By Cynthia Sutherland
Job search is an independent and even a solitary venture. After all, you are the one who needs to do the work to find a new job. But…you’re definitely not alone on this journey.
Others – even strangers – can offer kindness and insights at an opportune moment; this can occur in unexpected ways, and even lead to a different career outcome.
Job search is a time to be more resilient, creative and resourceful by stepping out of your comfort zone. You can use this period to connect in new ways with your family, religious practices or spiritual beliefs, long-time friends, professional groups, volunteering, etc.
And since you’re in a dynamic and changing life period, it is inspiring to tap into people or situations that challenge your old assumptions. Most surprisingly, there are individuals you don’t know at all who may reach out to you (or you reach out to them) – even in a fleeting way. They may motivate you to leap forward after you’ve been going in circles.
I’ve had several people connect with me out of the blue with information that generated a string of connections that led to a potential job, interviews, and even discussions that re-shaped my job focus.
And the people that I’ve found to be the most valuable resources are those that I’ve interacted with in areas initially unrelated to a job search conversation. For example, I was discussing how a picture could be framed, someone walked into the shop, became part of the discussion, and it led to a job referral. That happened in my veterinarian’s office as well.

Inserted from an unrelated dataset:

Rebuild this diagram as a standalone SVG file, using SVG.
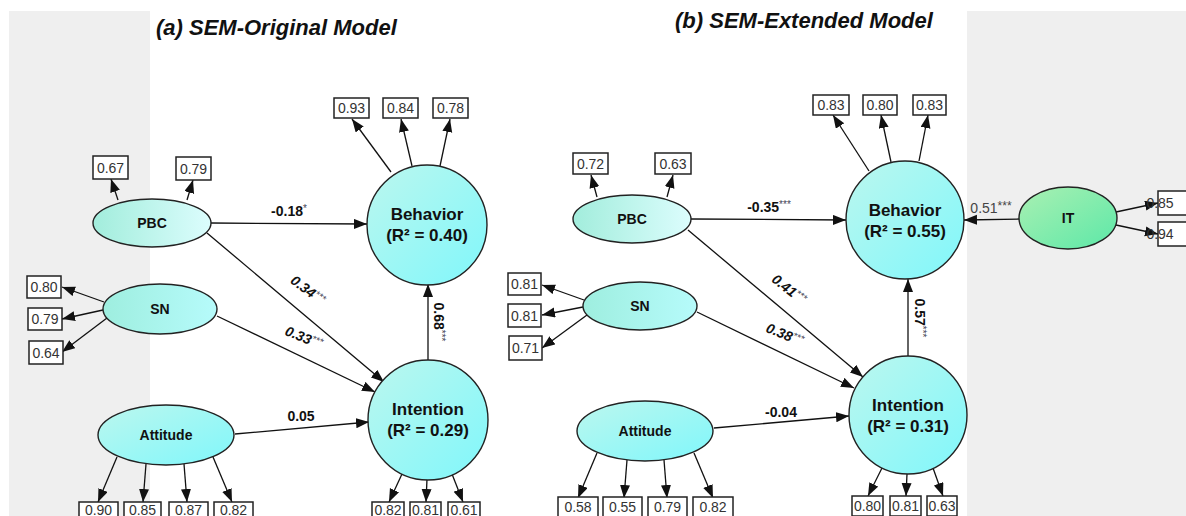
<svg xmlns="http://www.w3.org/2000/svg" width="1186" height="516" viewBox="0 0 1186 516">
  <defs>
    <style>
      .title { font-family: "Liberation Sans", Arial, sans-serif; font-size: 22px; font-weight: bold; font-style: italic; fill: #111; }
      .lat { stroke: #222; stroke-width: 1.4; }
      .nl { font-family: "Liberation Sans", Arial, sans-serif; font-size: 14px; font-weight: bold; fill: #111; text-anchor: middle; }
      .cl { font-family: "Liberation Sans", Arial, sans-serif; font-size: 17px; font-weight: bold; fill: #111; text-anchor: middle; }
      .box { fill: #fff; stroke: #222; stroke-width: 1.5; }
      .bt { font-family: "Liberation Sans", Arial, sans-serif; font-size: 14px; fill: #333; text-anchor: middle; }
      .edge { stroke: #111; stroke-width: 1.3; fill: none; marker-end: url(#arr); }
      .pl { font-family: "Liberation Sans", Arial, sans-serif; font-size: 14px; font-weight: bold; fill: #111; text-anchor: middle; }
      .pli { font-style: italic; }
      .sig { font-size: 10px; font-weight: normal; fill: #445; }
      .plr { font-family: "Liberation Sans", Arial, sans-serif; font-size: 14px; fill: #444; text-anchor: middle; }
    </style>
    <marker id="arr" markerUnits="userSpaceOnUse" markerWidth="14" markerHeight="11" refX="13" refY="5" orient="auto">
      <path d="M0,0 L13,5 L0,10 z" fill="#111"/>
    </marker>
    <linearGradient id="gPBC" x1="0" y1="0" x2="1" y2="0">
      <stop offset="0" stop-color="#a2eddc"/>
      <stop offset="1" stop-color="#dcfdfd"/>
    </linearGradient>
    <linearGradient id="gSN" x1="0" y1="0" x2="1" y2="0">
      <stop offset="0" stop-color="#9eeedf"/>
      <stop offset="1" stop-color="#b6fbfb"/>
    </linearGradient>
    <linearGradient id="gLat" x1="0" y1="0" x2="1" y2="1">
      <stop offset="0" stop-color="#bcf7ee"/>
      <stop offset="1" stop-color="#80f7fb"/>
    </linearGradient>
    <linearGradient id="gIT" x1="0" y1="0" x2="1" y2="1">
      <stop offset="0" stop-color="#aaf0b2"/>
      <stop offset="1" stop-color="#5ce8a8"/>
    </linearGradient>
  </defs>

  <!-- page background with side panels -->
  <rect x="0" y="0" width="1186" height="516" fill="#fff"/>
  <rect x="9" y="11" width="141" height="505" fill="#efefef"/>
  <rect x="967" y="11" width="219" height="505" fill="#efefef"/>

  <text class="title" x="156" y="35">(a) SEM-Original Model</text>
  <text class="title" x="675" y="28">(b) SEM-Extended Model</text>

  <!-- connectors -->
  <g id="connectors">
    <!-- (a) indicator loadings -->
    <line class="edge" x1="118" y1="200" x2="111" y2="179"/>
    <line class="edge" x1="187" y1="200" x2="193" y2="180"/>
    <line class="edge" x1="104" y1="302" x2="62" y2="287"/>
    <line class="edge" x1="103" y1="310" x2="62" y2="319"/>
    <line class="edge" x1="107" y1="318" x2="62" y2="352"/>
    <line class="edge" x1="117" y1="457" x2="98" y2="502"/>
    <line class="edge" x1="146" y1="464" x2="143" y2="502"/>
    <line class="edge" x1="184" y1="464" x2="187" y2="502"/>
    <line class="edge" x1="213" y1="457" x2="232" y2="502"/>
    <line class="edge" x1="391" y1="172" x2="352" y2="119"/>
    <line class="edge" x1="412" y1="166" x2="401" y2="119"/>
    <line class="edge" x1="440" y1="166" x2="450" y2="119"/>
    <line class="edge" x1="402" y1="474" x2="389" y2="502"/>
    <line class="edge" x1="427" y1="479" x2="426" y2="502"/>
    <line class="edge" x1="452" y1="474" x2="463" y2="502"/>
    <!-- (a) structural paths -->
    <line class="edge" x1="211" y1="223" x2="367" y2="224"/>
    <line class="edge" x1="207" y1="233" x2="384" y2="382"/>
    <line class="edge" x1="217" y1="316" x2="375" y2="392"/>
    <line class="edge" x1="235" y1="434" x2="369" y2="422"/>
    <line class="edge" x1="428" y1="361" x2="428" y2="284"/>

    <!-- (b) indicator loadings -->
    <line class="edge" x1="597" y1="197" x2="591" y2="175"/>
    <line class="edge" x1="667" y1="197" x2="673" y2="175"/>
    <line class="edge" x1="584" y1="300" x2="542" y2="285"/>
    <line class="edge" x1="583" y1="307" x2="542" y2="315"/>
    <line class="edge" x1="587" y1="315" x2="542" y2="348"/>
    <line class="edge" x1="597" y1="453" x2="578" y2="498"/>
    <line class="edge" x1="627" y1="460" x2="624" y2="498"/>
    <line class="edge" x1="664" y1="460" x2="667" y2="498"/>
    <line class="edge" x1="694" y1="453" x2="713" y2="498"/>
    <line class="edge" x1="869" y1="171" x2="833" y2="115"/>
    <line class="edge" x1="891" y1="162" x2="881" y2="115"/>
    <line class="edge" x1="919" y1="161" x2="928" y2="115"/>
    <line class="edge" x1="882" y1="468" x2="868" y2="496"/>
    <line class="edge" x1="907" y1="474" x2="906" y2="496"/>
    <line class="edge" x1="933" y1="468" x2="943" y2="496"/>
    <line class="edge" x1="1116" y1="212" x2="1158" y2="203"/>
    <line class="edge" x1="1116" y1="225" x2="1158" y2="234"/>
    <!-- (b) structural paths -->
    <line class="edge" x1="691" y1="219" x2="846" y2="220"/>
    <line class="edge" x1="688" y1="230" x2="863" y2="377"/>
    <line class="edge" x1="697" y1="312" x2="854" y2="388"/>
    <line class="edge" x1="714" y1="428" x2="849" y2="416"/>
    <line class="edge" x1="908" y1="356" x2="908" y2="279"/>
    <line class="edge" x1="1020" y1="219" x2="964" y2="220"/>
  </g>

  <!-- path coefficients -->
  <g id="coefficients">
    <text class="pl" x="289" y="216">-0.18<tspan class="sig" dy="-4">*</tspan></text>
    <text class="pl pli" transform="translate(305,294) rotate(37)">0.34<tspan class="sig" dy="-4">***</tspan></text>
    <text class="pl pli" transform="translate(302,342) rotate(22)">0.33<tspan class="sig" dy="-4">***</tspan></text>
    <text class="pl" x="301" y="421">0.05</text>
    <text class="pl" transform="translate(434,322) rotate(90)">0.68<tspan class="sig" dy="-4">***</tspan></text>

    <text class="pl" x="769" y="212">-0.35<tspan class="sig" dy="-4">***</tspan></text>
    <text class="pl pli" transform="translate(786,293) rotate(38)">0.41<tspan class="sig" dy="-4">***</tspan></text>
    <text class="pl pli" transform="translate(783,339) rotate(22)">0.38<tspan class="sig" dy="-4">***</tspan></text>
    <text class="pl" x="781" y="417">-0.04</text>
    <text class="pl" transform="translate(915,318) rotate(90)">0.57<tspan class="sig" dy="-4">***</tspan></text>
    <text class="plr" x="991" y="213">0.51<tspan font-size="12" dy="-3">***</tspan></text>
  </g>

  <!-- (a) SEM-Original Model nodes -->
  <g id="a-pbc">
    <ellipse class="lat" cx="152" cy="223" rx="59" ry="24" fill="url(#gPBC)"/>
    <text class="nl" x="152" y="228">PBC</text>
    <rect class="box" x="93" y="156" width="35" height="23"/><text class="bt" x="110.5" y="172.5">0.67</text>
    <rect class="box" x="176" y="157" width="35" height="23"/><text class="bt" x="193.5" y="173.5">0.79</text>
  </g>
  <g id="a-sn">
    <ellipse class="lat" cx="160" cy="309" rx="57" ry="25" fill="url(#gSN)"/>
    <text class="nl" x="160" y="314">SN</text>
    <rect class="box" x="27" y="276" width="34" height="22"/><text class="bt" x="44" y="292">0.80</text>
    <rect class="box" x="28" y="308" width="34" height="22"/><text class="bt" x="45" y="324">0.79</text>
    <rect class="box" x="29" y="341" width="34" height="23"/><text class="bt" x="46" y="357.5">0.64</text>
  </g>
  <g id="a-attitude">
    <ellipse class="lat" cx="166" cy="435" rx="68" ry="30" fill="url(#gLat)"/>
    <text class="nl" x="166" y="440">Attitude</text>
    <rect class="box" x="79" y="502" width="39" height="22"/><text class="bt" x="98.5" y="515">0.90</text>
    <rect class="box" x="124" y="502" width="37" height="22"/><text class="bt" x="142.5" y="515">0.85</text>
    <rect class="box" x="169" y="502" width="39" height="22"/><text class="bt" x="188.5" y="515">0.87</text>
    <rect class="box" x="214" y="502" width="39" height="22" fill="#f2f2f2"/><text class="bt" x="233.5" y="515">0.82</text>
  </g>
  <g id="a-behavior">
    <circle class="lat" cx="427" cy="225" r="60" fill="url(#gLat)"/>
    <text class="cl" x="427" y="220">Behavior</text>
    <text class="cl" x="427" y="241">(R² = 0.40)</text>
    <rect class="box" x="334" y="98" width="35" height="20"/><text class="bt" x="351.5" y="113">0.93</text>
    <rect class="box" x="383" y="98" width="35" height="20"/><text class="bt" x="400.5" y="113">0.84</text>
    <rect class="box" x="433" y="98" width="35" height="20"/><text class="bt" x="450.5" y="113">0.78</text>
  </g>
  <g id="a-intention">
    <circle class="lat" cx="428" cy="420" r="60" fill="url(#gLat)"/>
    <text class="cl" x="428" y="415">Intention</text>
    <text class="cl" x="428" y="436">(R² = 0.29)</text>
    <rect class="box" x="372" y="502" width="32" height="22"/><text class="bt" x="388" y="515">0.82</text>
    <rect class="box" x="410" y="502" width="31" height="22"/><text class="bt" x="425.5" y="515">0.81</text>
    <rect class="box" x="448" y="502" width="32" height="22"/><text class="bt" x="464" y="515">0.61</text>
  </g>

  <!-- (b) SEM-Extended Model nodes -->
  <g id="b-pbc">
    <ellipse class="lat" cx="632" cy="219" rx="59" ry="24" fill="url(#gPBC)"/>
    <text class="nl" x="632" y="224">PBC</text>
    <rect class="box" x="573" y="153" width="35" height="21"/><text class="bt" x="590.5" y="168.5">0.72</text>
    <rect class="box" x="655" y="153" width="36" height="21"/><text class="bt" x="673" y="168.5">0.63</text>
  </g>
  <g id="b-sn">
    <ellipse class="lat" cx="640" cy="306" rx="57" ry="24" fill="url(#gSN)"/>
    <text class="nl" x="640" y="311">SN</text>
    <rect class="box" x="508" y="273" width="33" height="22"/><text class="bt" x="524.5" y="289">0.81</text>
    <rect class="box" x="508" y="304" width="33" height="23"/><text class="bt" x="524.5" y="320.5">0.81</text>
    <rect class="box" x="509" y="336" width="33" height="24" fill="#e8dcf2"/><text class="bt" x="525.5" y="353">0.71</text>
  </g>
  <g id="b-attitude">
    <ellipse class="lat" cx="645" cy="431" rx="68" ry="30" fill="url(#gLat)"/>
    <text class="nl" x="645" y="436">Attitude</text>
    <rect class="box" x="558" y="497" width="40" height="20"/><text class="bt" x="578" y="512">0.58</text>
    <rect class="box" x="603" y="497" width="39" height="20"/><text class="bt" x="622.5" y="512">0.55</text>
    <rect class="box" x="648" y="497" width="39" height="20"/><text class="bt" x="667.5" y="512">0.79</text>
    <rect class="box" x="693" y="497" width="40" height="20" fill="#e6e6e6"/><text class="bt" x="713" y="512">0.82</text>
  </g>
  <g id="b-behavior">
    <circle class="lat" cx="905" cy="220" r="59" fill="url(#gLat)"/>
    <text class="cl" x="905" y="216">Behavior</text>
    <text class="cl" x="905" y="237">(R² = 0.55)</text>
    <rect class="box" x="813" y="95" width="36" height="20"/><text class="bt" x="831" y="110">0.83</text>
    <rect class="box" x="863" y="95" width="34" height="20"/><text class="bt" x="880" y="110">0.80</text>
    <rect class="box" x="913" y="95" width="33" height="20"/><text class="bt" x="929.5" y="110">0.83</text>
  </g>
  <g id="b-intention">
    <circle class="lat" cx="908" cy="415" r="59" fill="url(#gLat)"/>
    <text class="cl" x="908" y="411">Intention</text>
    <text class="cl" x="908" y="432">(R² = 0.31)</text>
    <rect class="box" x="852" y="496" width="31" height="20"/><text class="bt" x="867.5" y="511">0.80</text>
    <rect class="box" x="890" y="496" width="31" height="20"/><text class="bt" x="905.5" y="511">0.81</text>
    <rect class="box" x="927" y="496" width="30" height="20"/><text class="bt" x="942" y="511">0.63</text>
  </g>
  <g id="b-it">
    <ellipse class="lat" cx="1068" cy="218" rx="49" ry="31" fill="url(#gIT)"/>
    <text class="nl" x="1068" y="223">IT</text>
    <rect class="box" x="1158" y="191" width="34" height="24"/><text class="bt" x="1160" y="208" text-anchor="start">0.85</text>
    <rect class="box" x="1158" y="222" width="34" height="24"/><text class="bt" x="1160" y="239" text-anchor="start">0.94</text>
  </g>
</svg>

Another discussion occurred with an employee (former schoolteacher) at a bookstore that led me to re-think whether using other job skills would lead me to a different type of career.
These friendly encounters gave me a boost in my singular quest. And they made me realize that building real connections, not just “me-focused” job contacts, are the most important part of my life journey. It showed me that there is an interesting community that can broaden my thinking if I’m ready to listen.
Yes, there are people I’ve known for years who faded as friends and colleagues during my job search. But for any closed doors, I’ve been disarmed by kindnesses and conversations and help from extraordinary people I didn’t know before, and built some new friendships. I feel better for it.
If you’re open to guidance, the job search process can be a revelation, not just the solitary task of finding a job. And that’s what this journey is really about.
Cynthia Sutherland is a senior human resources professional, focusing primarily on diversity and inclusion and work-life.